→ **Given problem**
Word for word, give the material below again, minus any images.

→ **Dataset content**
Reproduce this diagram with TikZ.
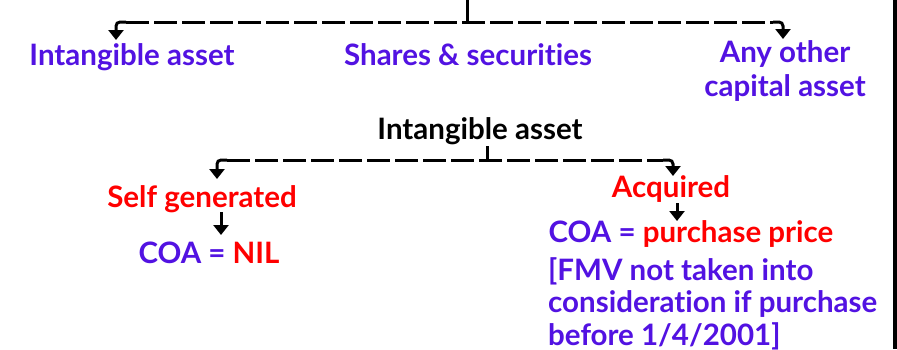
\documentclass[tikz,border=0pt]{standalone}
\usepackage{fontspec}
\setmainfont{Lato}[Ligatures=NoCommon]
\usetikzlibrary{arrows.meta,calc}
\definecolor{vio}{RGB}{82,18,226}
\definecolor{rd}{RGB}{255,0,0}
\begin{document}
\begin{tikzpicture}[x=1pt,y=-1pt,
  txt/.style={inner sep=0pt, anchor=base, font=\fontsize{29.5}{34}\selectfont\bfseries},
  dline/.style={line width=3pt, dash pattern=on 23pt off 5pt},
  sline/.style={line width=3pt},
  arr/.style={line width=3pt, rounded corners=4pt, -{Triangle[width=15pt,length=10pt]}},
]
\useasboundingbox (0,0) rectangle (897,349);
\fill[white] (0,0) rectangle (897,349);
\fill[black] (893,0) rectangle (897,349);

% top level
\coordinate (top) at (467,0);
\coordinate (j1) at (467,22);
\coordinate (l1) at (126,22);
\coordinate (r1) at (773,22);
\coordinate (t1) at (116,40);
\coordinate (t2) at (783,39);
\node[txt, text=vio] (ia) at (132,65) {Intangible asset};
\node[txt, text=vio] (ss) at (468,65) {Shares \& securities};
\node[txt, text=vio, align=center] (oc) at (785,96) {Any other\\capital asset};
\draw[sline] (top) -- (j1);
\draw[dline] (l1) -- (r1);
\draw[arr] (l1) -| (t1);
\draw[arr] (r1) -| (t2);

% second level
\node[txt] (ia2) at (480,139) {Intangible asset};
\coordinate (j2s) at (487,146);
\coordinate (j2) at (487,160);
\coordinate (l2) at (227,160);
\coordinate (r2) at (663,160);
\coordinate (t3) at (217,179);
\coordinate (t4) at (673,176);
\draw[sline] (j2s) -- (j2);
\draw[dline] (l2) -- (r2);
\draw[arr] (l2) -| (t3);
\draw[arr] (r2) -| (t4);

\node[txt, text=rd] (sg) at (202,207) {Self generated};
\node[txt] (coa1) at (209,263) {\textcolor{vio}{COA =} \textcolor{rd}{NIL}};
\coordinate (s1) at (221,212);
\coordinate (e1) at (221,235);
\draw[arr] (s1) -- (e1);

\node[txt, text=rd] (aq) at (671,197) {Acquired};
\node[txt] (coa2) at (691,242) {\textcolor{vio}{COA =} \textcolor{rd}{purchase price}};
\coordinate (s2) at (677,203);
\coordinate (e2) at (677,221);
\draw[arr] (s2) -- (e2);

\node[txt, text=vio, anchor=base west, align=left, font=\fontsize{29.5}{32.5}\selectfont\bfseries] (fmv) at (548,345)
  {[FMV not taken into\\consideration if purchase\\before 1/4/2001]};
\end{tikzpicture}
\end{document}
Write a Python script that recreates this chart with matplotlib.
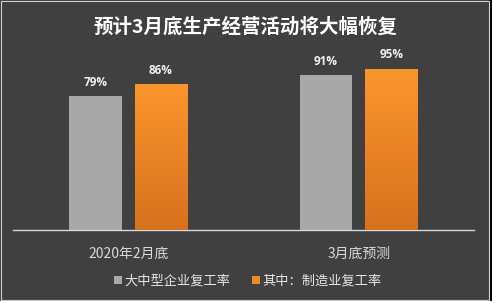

→ **Result of the exercise**
Reproduce this diagram with TikZ.
\documentclass[tikz,border=0pt]{standalone}
\usepackage{fontspec}
\setmainfont{Lato}[Ligatures=NoCommon]
\usetikzlibrary{arrows.meta,calc}
\definecolor{vio}{RGB}{82,18,226}
\definecolor{rd}{RGB}{255,0,0}
\begin{document}
\begin{tikzpicture}[x=1pt,y=-1pt,
  txt/.style={inner sep=0pt, anchor=base, font=\fontsize{29.5}{34}\selectfont\bfseries},
  dline/.style={line width=3pt, dash pattern=on 23pt off 5pt},
  sline/.style={line width=3pt},
  arr/.style={line width=3pt, rounded corners=4pt, -{Triangle[width=15pt,length=10pt]}},
]
\useasboundingbox (0,0) rectangle (897,349);
\fill[white] (0,0) rectangle (897,349);
\fill[black] (893,0) rectangle (897,349);

% top level
\coordinate (top) at (467,0);
\coordinate (j1) at (467,22);
\coordinate (l1) at (126,22);
\coordinate (r1) at (773,22);
\coordinate (t1) at (116,40);
\coordinate (t2) at (783,39);
\node[txt, text=vio] (ia) at (132,65) {Intangible asset};
\node[txt, text=vio] (ss) at (468,65) {Shares \& securities};
\node[txt, text=vio, align=center] (oc) at (785,96) {Any other\\capital asset};
\draw[sline] (top) -- (j1);
\draw[dline] (l1) -- (r1);
\draw[arr] (l1) -| (t1);
\draw[arr] (r1) -| (t2);

% second level
\node[txt] (ia2) at (480,139) {Intangible asset};
\coordinate (j2s) at (487,146);
\coordinate (j2) at (487,160);
\coordinate (l2) at (227,160);
\coordinate (r2) at (663,160);
\coordinate (t3) at (217,179);
\coordinate (t4) at (673,176);
\draw[sline] (j2s) -- (j2);
\draw[dline] (l2) -- (r2);
\draw[arr] (l2) -| (t3);
\draw[arr] (r2) -| (t4);

\node[txt, text=rd] (sg) at (202,207) {Self generated};
\node[txt] (coa1) at (209,263) {\textcolor{vio}{COA =} \textcolor{rd}{NIL}};
\coordinate (s1) at (221,212);
\coordinate (e1) at (221,235);
\draw[arr] (s1) -- (e1);

\node[txt, text=rd] (aq) at (671,197) {Acquired};
\node[txt] (coa2) at (691,242) {\textcolor{vio}{COA =} \textcolor{rd}{purchase price}};
\coordinate (s2) at (677,203);
\coordinate (e2) at (677,221);
\draw[arr] (s2) -- (e2);

\node[txt, text=vio, anchor=base west, align=left, font=\fontsize{29.5}{32.5}\selectfont\bfseries] (fmv) at (548,345)
  {[FMV not taken into\\consideration if purchase\\before 1/4/2001]};
\end{tikzpicture}
\end{document}
Write a Python script that recreates this chart with matplotlib.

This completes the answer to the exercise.